Summary
Between June 8 and June 9, 2025, multiple service disruptions occurred due to increased latency and request failures across HTTP APIs. These incidents were traced back to the behavior of the PostgreSQL autovacuum process and were addressed by operational mitigations and subsequent investigations.
Incident Timeline
June 8, 2025:
June 9, 2025:
Root Cause
An unexpected PostgreSQL autovacuum behavior (specifically, autovacuum acquiring an ACCESS EXCLUSIVE lock, which is highly unusual) caused a series of latency spikes and request failures across our system. The trigger was a data retention job rolled out in early May 2025, which deleted large volumes of old data from a key table responsible for authorization logic.
At first, the system appeared stable. However, 30 days after the initial clean-up job was completed, PostgreSQL’s autovacuum initiated heap truncation—an optimization that reclaims empty pages at the end of a table. This delay occurred because pages only become truncatable once they become empty, and we have a 30-day retention on the data.
Crucially, heap truncation requires an ACCESS EXCLUSIVE lock, the strictest type, which blocks all reads and writes to the table. This behavior was unexpected—autovacuum is typically non-blocking.
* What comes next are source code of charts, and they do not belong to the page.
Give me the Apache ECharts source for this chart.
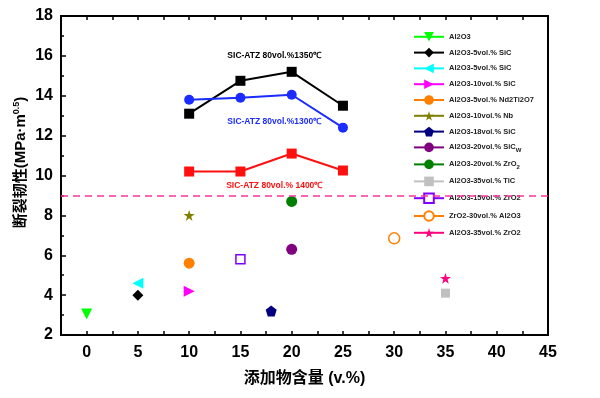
<!DOCTYPE html>
<html>
<head>
<meta charset="utf-8">
<script src="https://cdn.jsdelivr.net/npm/echarts@6/dist/echarts.min.js"></script>
<style>
  html, body { margin: 0; padding: 0; background: #fff; }
  #chart { width: 600px; height: 398px; }
</style>
</head>
<body>
<div id="chart"></div>
<script>
// SiC-ATZ curves
const lineX = [10, 15, 20, 25]
const t1350 = [13.1, 14.75, 15.2, 13.5]
const t1300 = [13.8, 13.9, 14.05, 12.4]
const t1400 = [10.2, 10.2, 11.1, 10.25]

// single literature points
const pointNames = [
  'Al2O3', 'Al2O3-5vol.% SiC', 'Al2O3-5vol.% SiC ', 'Al2O3-10vol.% SiC',
  'Al2O3-5vol.% Nd2Ti2O7', 'Al2O3-10vol.% Nb', 'Al2O3-18vol.% SiC',
  'Al2O3-20vol.% SiCw', 'Al2O3-20vol.% ZrO2', 'Al2O3-35vol.% TiC',
  'Al2O3-15vol.% ZrO2', 'ZrO2-30vol.% Al2O3', 'Al2O3-35vol.% ZrO2'
]
const pointX = [0, 5, 5, 10, 10, 10, 18, 20, 20, 35, 15, 30, 35]
const pointY = [3.05, 4.0, 4.6, 4.2, 5.6, 8.0, 3.2, 6.3, 8.7, 4.1, 5.8, 6.85, 4.85]
const xTicks = [0, 5, 10, 15, 20, 25, 30, 35, 40, 45]

const star = 'path://M50,0 L61,35 L98,35 L68,57 L79,91 L50,70 L21,91 L32,57 L2,35 L39,35 Z'
const pentagon = 'path://M50,0 L100,38 L81,100 L19,100 L0,38 Z'

// marker styles for each point series
const marks = [
  { color: '#00ff00', symbol: 'triangle', rotate: 180 },
  { color: '#000000', symbol: 'diamond', rotate: 0 },
  { color: '#00ffff', symbol: 'triangle', rotate: 90 },
  { color: '#ff00ff', symbol: 'triangle', rotate: -90 },
  { color: '#ff8000', symbol: 'circle', rotate: 0 },
  { color: '#808000', symbol: star, rotate: 0 },
  { color: '#000080', symbol: pentagon, rotate: 0 },
  { color: '#800080', symbol: 'circle', rotate: 0 },
  { color: '#008000', symbol: 'circle', rotate: 0 },
  { color: '#c0c0c0', symbol: 'rect', rotate: 0 },
  { color: '#8000ff', symbol: 'rect', rotate: 0, open: true },
  { color: '#ff8000', symbol: 'circle', rotate: 0, open: true },
  { color: '#ff0080', symbol: star, rotate: 0 }
]

const myChart = echarts.init(document.getElementById('chart'))

const lineSeries = (name, data, color, symbol, label, ly) => ({
  name: name,
  type: 'line',
  data: lineX.map((x, i) => [x, data[i]]),
  symbol: symbol,
  symbolSize: 10,
  lineStyle: { color: color, width: 2 },
  itemStyle: { color: color },
  markPoint: {
    symbol: 'circle',
    symbolSize: 0,
    data: [{ coord: [18.3, ly], value: label }],
    label: {
      show: true,
      position: 'inside',
      formatter: label,
      color: color,
      fontSize: 8.5,
      fontWeight: 'bold',
      fontFamily: 'Liberation Sans'
    }
  }
})

const series = [
  lineSeries('1350', t1350, '#000000', 'rect', 'SIC-ATZ 80vol.%1350℃', 16.0),
  lineSeries('1300', t1300, '#1a2cff', 'circle', 'SIC-ATZ 80vol.%1300℃', 12.68),
  lineSeries('1400', t1400, '#ff1010', 'rect', 'SIC-ATZ 80vol.% 1400℃', 9.47)
]
series[2].markLine = {
  silent: true,
  symbol: 'none',
  label: { show: false },
  lineStyle: { color: '#ff3399', type: [7, 5], width: 1.5 },
  data: [{ yAxis: 9 }]
}

pointNames.forEach((name, i) => {
  const m = marks[i]
  series.push({
    name: name,
    type: 'line',
    data: [[pointX[i], pointY[i]]],
    symbol: m.symbol,
    symbolRotate: m.rotate,
    symbolSize: m.symbol === 'rect' ? 9 : 11,
    lineStyle: { color: m.color, width: 2 },
    itemStyle: m.open
      ? { color: '#fff', borderColor: m.color, borderWidth: 1.5 }
      : { color: m.color }
  })
})

const legendText = {
  'Al2O3-20vol.% SiCw': 'Al2O3-20vol.% SiC{sub|W}',
  'Al2O3-20vol.% ZrO2': 'Al2O3-20vol.% ZrO{sub|2}'
}

const option = {
  animation: false,
  grid: {
    left: 61, right: 52, top: 16, bottom: 63,
    show: true, borderColor: '#000', borderWidth: 2, backgroundColor: 'transparent'
  },
  legend: {
    data: pointNames,
    orient: 'vertical',
    left: 408,
    top: 27,
    itemWidth: 30,
    itemHeight: 12,
    itemGap: 6.2,
    formatter: name => legendText[name] || name,
    textStyle: {
      fontSize: 7.5,
      fontWeight: 'bold',
      color: '#222',
      fontFamily: 'Liberation Sans',
      rich: { sub: { fontSize: 6, verticalAlign: 'bottom', padding: [6, 0, 0, 0], fontWeight: 'bold' } }
    }
  },
  xAxis: [
    {
      type: 'value',
      min: -2.5,
      max: 45,
      interval: 2.5,
      name: '添加物含量 (v.%)',
      nameLocation: 'middle',
      nameGap: 36,
      nameTextStyle: { fontSize: 16, fontWeight: 'bold', color: '#000', fontFamily: 'Liberation Sans, Noto Sans CJK SC' },
      axisLine: { onZero: false, lineStyle: { color: '#000', width: 2 } },
      axisTick: { inside: true, length: 4, lineStyle: { color: '#000', width: 1.5 } },
      axisLabel: {
        margin: 10,
        fontSize: 16,
        fontWeight: 'bold',
        color: '#000',
        fontFamily: 'Liberation Sans',
        formatter: v => (xTicks.indexOf(v) >= 0 ? String(v) : '')
      },
      splitLine: { show: false }
    },
    {
      type: 'value',
      position: 'top',
      min: -2.5,
      max: 45,
      interval: 2.5,
      axisLine: { onZero: false, lineStyle: { color: '#000', width: 2 } },
      axisTick: { inside: true, length: 4, lineStyle: { color: '#000', width: 1.5 } },
      axisLabel: { show: false },
      splitLine: { show: false }
    }
  ],
  yAxis: {
    type: 'value',
    min: 2,
    max: 18,
    interval: 2,
    name: '断裂韧性(MPa·m{sup|0.5})',
    nameLocation: 'middle',
    nameGap: 32,
    nameMoveOverlap: false,
    nameTextStyle: {
      fontSize: 15,
      fontWeight: 'bold',
      color: '#000',
      fontFamily: 'Liberation Sans, Noto Sans CJK SC',
      padding: [0, 0, 0, 26],
      rich: { sup: { fontSize: 9, verticalAlign: 'top', padding: [0, 0, 8, 0], color: '#000', fontFamily: 'Liberation Sans' } }
    },
    axisLine: { onZero: false, lineStyle: { color: '#000', width: 2 } },
    axisTick: { inside: true, length: 5, lineStyle: { color: '#000', width: 1.5 } },
    minorTick: { show: true, splitNumber: 2, length: 3, lineStyle: { color: '#000', width: 1.5 } },
    axisLabel: { margin: 8, fontSize: 16, fontWeight: 'bold', color: '#000', fontFamily: 'Liberation Sans' },
    splitLine: { show: false }
  },
  series: series
}

myChart.setOption(option)
</script>
</body>
</html>
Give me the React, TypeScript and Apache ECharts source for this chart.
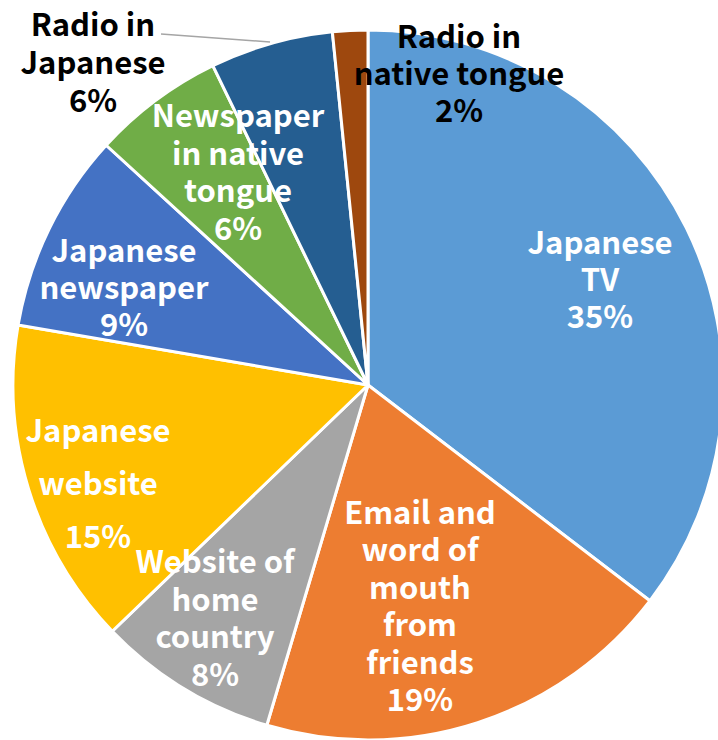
import React, { useEffect, useRef } from "react";
import * as echarts from "echarts";

const categories = [
  "Japanese TV",
  "Email and word of mouth from friends",
  "Website of home country",
  "Japanese website",
  "Japanese newspaper",
  "Newspaper in native tongue",
  "Radio in Japanese",
  "Radio in native tongue",
];
const labelTexts = [
  "Japanese\nTV",
  "Email and\nword of\nmouth\nfrom\nfriends",
  "Website of\nhome\ncountry",
  "Japanese\nwebsite",
  "Japanese\nnewspaper",
  "Newspaper\nin native\ntongue",
  "Radio in\nJapanese",
  "Radio in\nnative tongue",
];
const values = [35.4, 19.2, 8.2, 14.9, 9.1, 6.0, 5.6, 1.6];
const colors = ["#5B9BD5", "#ED7D31", "#A5A5A5", "#FFC000", "#4472C4", "#70AD47", "#255E91", "#9E480E"];

const labelPos: [number, number][] = [
  [600, 277],
  [420, 604],
  [215, 616],
  [98, 481],
  [124, 285],
  [238, 170],
  [93, 60],
  [459, 71],
];
const labelColors = ["#fff", "#fff", "#fff", "#fff", "#fff", "#fff", "#000", "#000"];
const lineHeights = [37, 37.5, 37.5, 53, 37, 37.5, 38, 37];

export default function App() {
  const ref = useRef<HTMLDivElement>(null);
  useEffect(() => {
    if (!ref.current) return;
    const chart = echarts.init(ref.current, null, { renderer: "svg" });
    const font = '"Noto Sans CJK JP", "Noto Sans", sans-serif';
    chart.setOption({
      animation: false,
      backgroundColor: "#fff",
      graphic: [
        {
          type: "line",
          shape: { x1: 161, y1: 34, x2: 270, y2: 42 },
          style: { stroke: "#A5A5A5", lineWidth: 1.5 },
          z: 100,
        },
      ],
      series: [
        {
          type: "pie",
          center: [368, 385],
          radius: [0, 355],
          startAngle: 90,
          clockwise: true,
          avoidLabelOverlap: false,
          itemStyle: { borderColor: "#fff", borderWidth: 3 },
          labelLine: { show: false },
          label: {
            show: true,
            position: "inside",
            fontFamily: font,
            fontWeight: "bold",
            fontSize: 31,
          },
          labelLayout: (params: any) => {
            const p = labelPos[params.dataIndex];
            return { x: p[0], y: p[1], align: "center", verticalAlign: "middle" };
          },
          data: categories.map((name, i) => ({
            name,
            value: values[i],
            itemStyle: { color: colors[i] },
            label: {
              color: labelColors[i],
              lineHeight: lineHeights[i],
              formatter: (p: any) => `${labelTexts[i]}\n${Math.round(p.percent)}%`,
            },
          })),
        },
      ],
    });
    return () => chart.dispose();
  }, []);
  return (
    <div
      ref={ref}
      style={{ position: "fixed", left: 0, top: 0, width: 718, height: 740 }}
    />
  );
}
By default, PostgreSQL enables heap truncation, but it rarely occurs and is generally harmless. It only becomes problematic on very busy tables, like ours, where even a brief exclusive lock can significantly disrupt live traffic.
Mitigations
Conclusion
These incidents were caused by an unintended interaction between large-scale data retention and PostgreSQL's autovacuum behavior on critical tables. Remediation steps are now in place to prevent recurrence, and process adjustments are underway to better assess such risks before future retention rollouts.